■ Task prompt: Gather up every line from the entries below that uses the word "diagram".

■ Records:
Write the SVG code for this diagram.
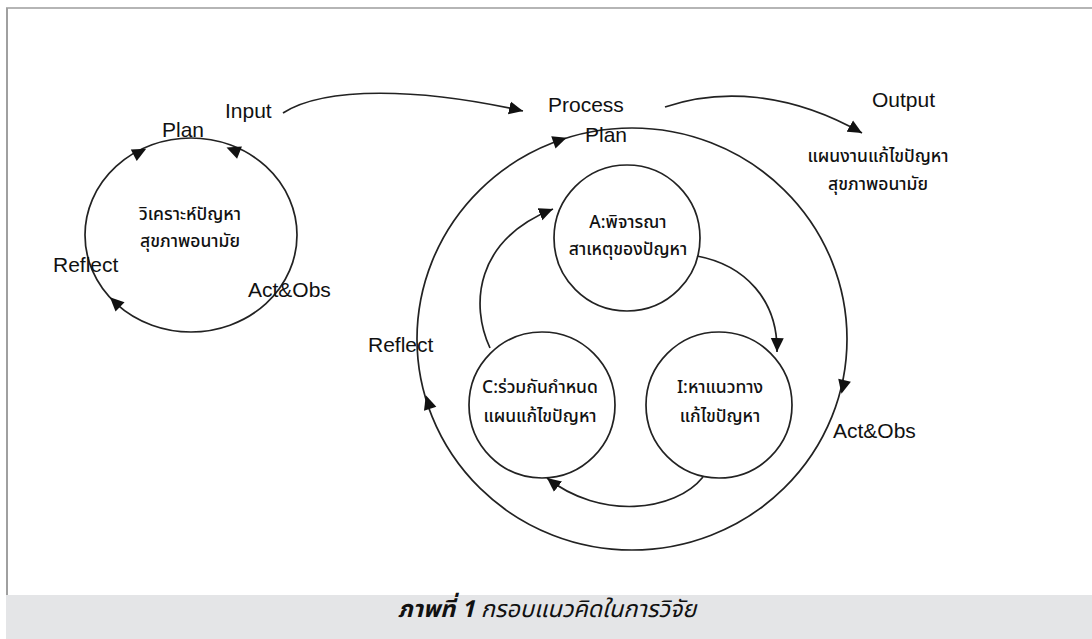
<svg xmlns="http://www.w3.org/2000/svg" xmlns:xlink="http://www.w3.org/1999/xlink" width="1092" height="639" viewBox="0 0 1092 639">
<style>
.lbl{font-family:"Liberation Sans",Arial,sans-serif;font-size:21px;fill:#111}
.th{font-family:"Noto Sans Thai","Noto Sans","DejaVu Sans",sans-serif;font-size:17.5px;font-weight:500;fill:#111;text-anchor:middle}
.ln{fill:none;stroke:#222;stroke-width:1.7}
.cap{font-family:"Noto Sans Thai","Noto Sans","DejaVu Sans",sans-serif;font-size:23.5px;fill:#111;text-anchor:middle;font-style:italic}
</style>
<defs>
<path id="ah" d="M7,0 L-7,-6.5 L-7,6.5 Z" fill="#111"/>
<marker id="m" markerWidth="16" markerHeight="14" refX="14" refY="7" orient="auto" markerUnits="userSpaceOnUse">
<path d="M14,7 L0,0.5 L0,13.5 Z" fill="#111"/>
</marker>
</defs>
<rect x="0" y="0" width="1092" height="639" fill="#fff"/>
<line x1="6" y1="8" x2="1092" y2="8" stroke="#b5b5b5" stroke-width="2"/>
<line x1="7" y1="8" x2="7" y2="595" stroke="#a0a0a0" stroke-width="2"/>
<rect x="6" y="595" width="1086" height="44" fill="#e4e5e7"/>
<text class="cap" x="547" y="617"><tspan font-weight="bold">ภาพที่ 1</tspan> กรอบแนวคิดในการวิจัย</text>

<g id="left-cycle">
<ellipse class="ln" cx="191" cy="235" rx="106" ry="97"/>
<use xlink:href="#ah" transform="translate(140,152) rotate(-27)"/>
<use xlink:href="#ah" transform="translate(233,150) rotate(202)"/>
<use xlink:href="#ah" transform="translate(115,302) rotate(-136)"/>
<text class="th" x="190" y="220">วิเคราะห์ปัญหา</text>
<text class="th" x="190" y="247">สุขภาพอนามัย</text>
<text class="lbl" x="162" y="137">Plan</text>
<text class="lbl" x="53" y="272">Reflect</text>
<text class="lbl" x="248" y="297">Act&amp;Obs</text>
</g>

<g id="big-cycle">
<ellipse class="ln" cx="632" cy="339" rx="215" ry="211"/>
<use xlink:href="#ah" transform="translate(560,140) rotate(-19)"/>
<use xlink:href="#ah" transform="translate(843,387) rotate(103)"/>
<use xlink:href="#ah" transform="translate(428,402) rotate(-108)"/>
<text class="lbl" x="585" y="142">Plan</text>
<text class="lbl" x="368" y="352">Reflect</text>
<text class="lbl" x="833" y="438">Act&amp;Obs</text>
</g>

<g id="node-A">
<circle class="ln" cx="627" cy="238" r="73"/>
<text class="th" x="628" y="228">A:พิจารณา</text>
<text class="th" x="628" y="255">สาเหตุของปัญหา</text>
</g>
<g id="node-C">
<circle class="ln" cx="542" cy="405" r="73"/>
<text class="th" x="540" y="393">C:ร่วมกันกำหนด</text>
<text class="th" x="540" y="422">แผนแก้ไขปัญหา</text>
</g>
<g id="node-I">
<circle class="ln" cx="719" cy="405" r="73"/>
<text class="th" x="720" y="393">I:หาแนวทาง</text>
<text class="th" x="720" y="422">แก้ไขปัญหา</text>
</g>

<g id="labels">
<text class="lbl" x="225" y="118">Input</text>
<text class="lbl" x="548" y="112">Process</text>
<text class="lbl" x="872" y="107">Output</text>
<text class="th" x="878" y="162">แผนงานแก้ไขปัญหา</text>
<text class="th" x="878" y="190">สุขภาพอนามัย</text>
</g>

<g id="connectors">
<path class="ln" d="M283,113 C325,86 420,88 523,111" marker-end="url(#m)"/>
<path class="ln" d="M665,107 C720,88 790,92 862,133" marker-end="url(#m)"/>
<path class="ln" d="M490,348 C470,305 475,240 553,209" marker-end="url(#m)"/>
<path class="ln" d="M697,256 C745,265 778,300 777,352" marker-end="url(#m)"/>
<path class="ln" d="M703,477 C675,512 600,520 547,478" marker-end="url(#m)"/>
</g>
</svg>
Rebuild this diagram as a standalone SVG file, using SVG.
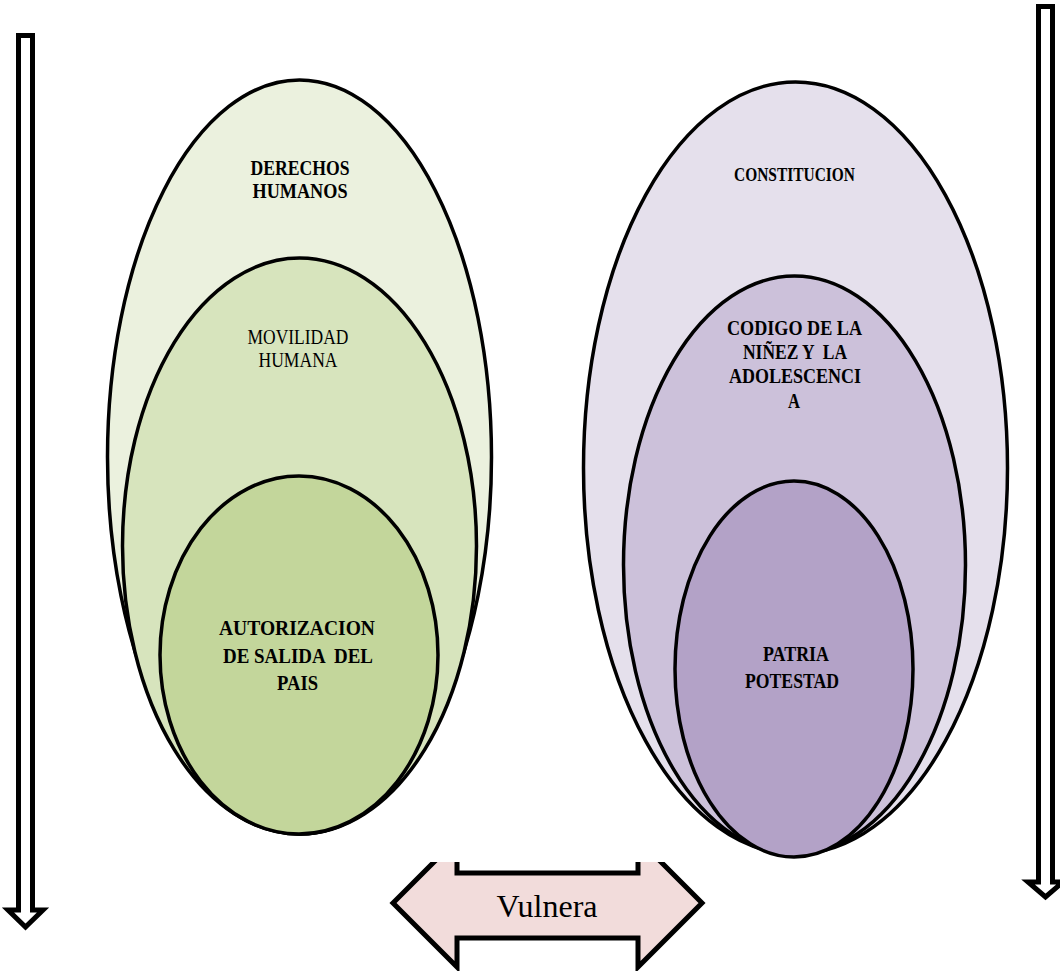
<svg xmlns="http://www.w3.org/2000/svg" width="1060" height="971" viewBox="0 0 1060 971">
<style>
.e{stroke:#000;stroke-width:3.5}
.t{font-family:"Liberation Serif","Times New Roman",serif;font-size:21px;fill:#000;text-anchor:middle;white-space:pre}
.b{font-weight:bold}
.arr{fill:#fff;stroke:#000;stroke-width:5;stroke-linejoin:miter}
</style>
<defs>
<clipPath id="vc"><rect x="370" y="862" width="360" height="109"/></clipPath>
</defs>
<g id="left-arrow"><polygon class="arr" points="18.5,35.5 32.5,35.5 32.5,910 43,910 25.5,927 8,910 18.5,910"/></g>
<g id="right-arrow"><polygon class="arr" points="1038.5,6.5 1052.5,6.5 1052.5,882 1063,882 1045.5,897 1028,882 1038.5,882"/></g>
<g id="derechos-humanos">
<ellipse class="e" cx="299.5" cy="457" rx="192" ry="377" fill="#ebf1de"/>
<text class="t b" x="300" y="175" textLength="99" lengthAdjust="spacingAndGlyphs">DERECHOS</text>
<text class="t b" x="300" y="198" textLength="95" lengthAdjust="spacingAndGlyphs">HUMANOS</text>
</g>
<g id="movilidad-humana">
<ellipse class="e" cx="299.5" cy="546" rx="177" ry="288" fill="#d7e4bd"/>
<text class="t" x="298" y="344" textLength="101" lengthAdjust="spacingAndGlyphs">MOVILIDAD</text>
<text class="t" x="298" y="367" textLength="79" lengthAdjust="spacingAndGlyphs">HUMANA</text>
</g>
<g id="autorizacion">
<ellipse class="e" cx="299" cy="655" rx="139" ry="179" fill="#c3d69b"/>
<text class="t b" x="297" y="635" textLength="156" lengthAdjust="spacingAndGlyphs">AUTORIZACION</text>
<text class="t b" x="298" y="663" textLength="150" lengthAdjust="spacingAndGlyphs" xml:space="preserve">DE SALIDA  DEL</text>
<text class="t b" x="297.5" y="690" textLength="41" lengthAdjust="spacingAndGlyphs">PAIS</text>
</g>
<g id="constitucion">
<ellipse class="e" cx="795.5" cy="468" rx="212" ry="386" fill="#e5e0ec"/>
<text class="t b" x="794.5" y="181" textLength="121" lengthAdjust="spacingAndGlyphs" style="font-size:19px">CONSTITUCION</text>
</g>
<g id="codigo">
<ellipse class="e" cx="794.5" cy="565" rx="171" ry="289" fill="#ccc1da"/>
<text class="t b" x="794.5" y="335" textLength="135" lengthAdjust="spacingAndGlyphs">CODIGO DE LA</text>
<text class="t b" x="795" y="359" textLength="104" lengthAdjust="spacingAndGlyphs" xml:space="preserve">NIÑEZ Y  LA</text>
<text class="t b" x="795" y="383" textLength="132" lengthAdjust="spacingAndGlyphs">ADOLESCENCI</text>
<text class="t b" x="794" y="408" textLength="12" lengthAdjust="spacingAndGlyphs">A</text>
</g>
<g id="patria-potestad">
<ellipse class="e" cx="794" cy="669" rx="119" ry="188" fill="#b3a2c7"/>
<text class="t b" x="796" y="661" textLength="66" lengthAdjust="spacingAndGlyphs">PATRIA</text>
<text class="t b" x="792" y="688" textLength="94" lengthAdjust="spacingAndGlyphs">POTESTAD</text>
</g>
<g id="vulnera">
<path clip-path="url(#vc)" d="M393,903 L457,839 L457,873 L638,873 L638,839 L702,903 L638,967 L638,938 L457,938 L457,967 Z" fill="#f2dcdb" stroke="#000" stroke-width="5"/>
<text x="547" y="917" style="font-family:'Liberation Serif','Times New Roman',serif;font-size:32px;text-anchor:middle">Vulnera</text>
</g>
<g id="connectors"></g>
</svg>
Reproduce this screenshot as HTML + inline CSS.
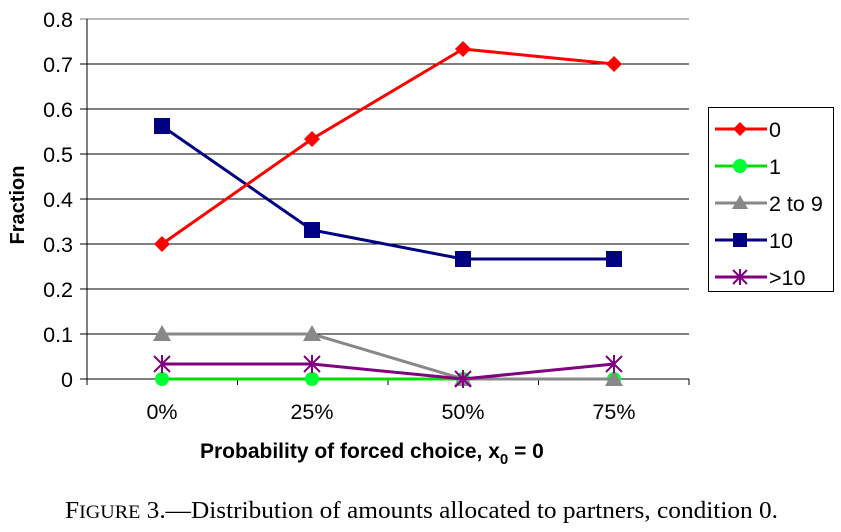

■ Written solution:
Write the SVG code for this diagram.
Rebuild this diagram as a standalone SVG file, using SVG.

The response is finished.